- Borderdale
- Coordinates: 34°03′08″S 117°23′55″E﻿ / ﻿34.05212°S 117.39850°E
- Country: Australia
- State: Western Australia
- LGA(s): Shire of Broomehill–Tambellup;
- Location: 274 km (170 mi) SE of Perth; 118 km (73 mi) N of Albany; 40 km (25 mi) SW of Katanning;

Government
- • State electorate(s): Roe;
- • Federal division(s): O'Connor;

Area
- • Total: 146 km^{2} (56 sq mi)

Population
- • Total(s): 29 (SAL 2021)
- Postcode: 6320
Localities around Borderdale
| Lumeah | Broomehill West | Broomehill West |
| Lumeah | Borderdale | Bobalong |
| Cranbrook | Cranbrook | Moonies Hill |

= Borderdale, Western Australia =

Locality in the Shire of Broomehill-Tambellup, Western Australia

Borderdale is a rural locality of the Shire of Broomehill–Tambellup in the Great Southern region of Western Australia. The Albany Highway forms the south-western border of the locality.

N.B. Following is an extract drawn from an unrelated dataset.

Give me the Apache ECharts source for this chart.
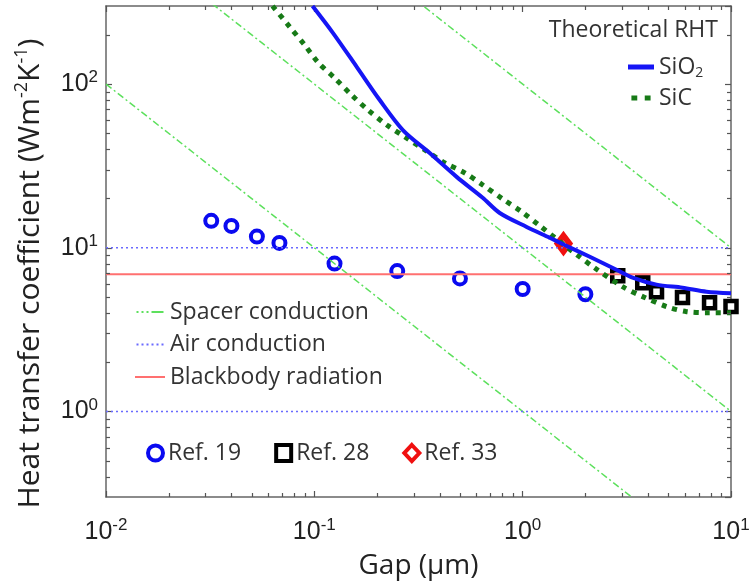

The eastern part of the gazetted townsite of Tunney is located in Borderdale, while the western part is located in Cranbrook, with the Albany Highway forming the border.

Borderdale is located on the traditional land of the Kaniyang people of the Noongar nation.

The historic townsite of Tunney was gazetted in 1912, but the area is now forested, with no buildings.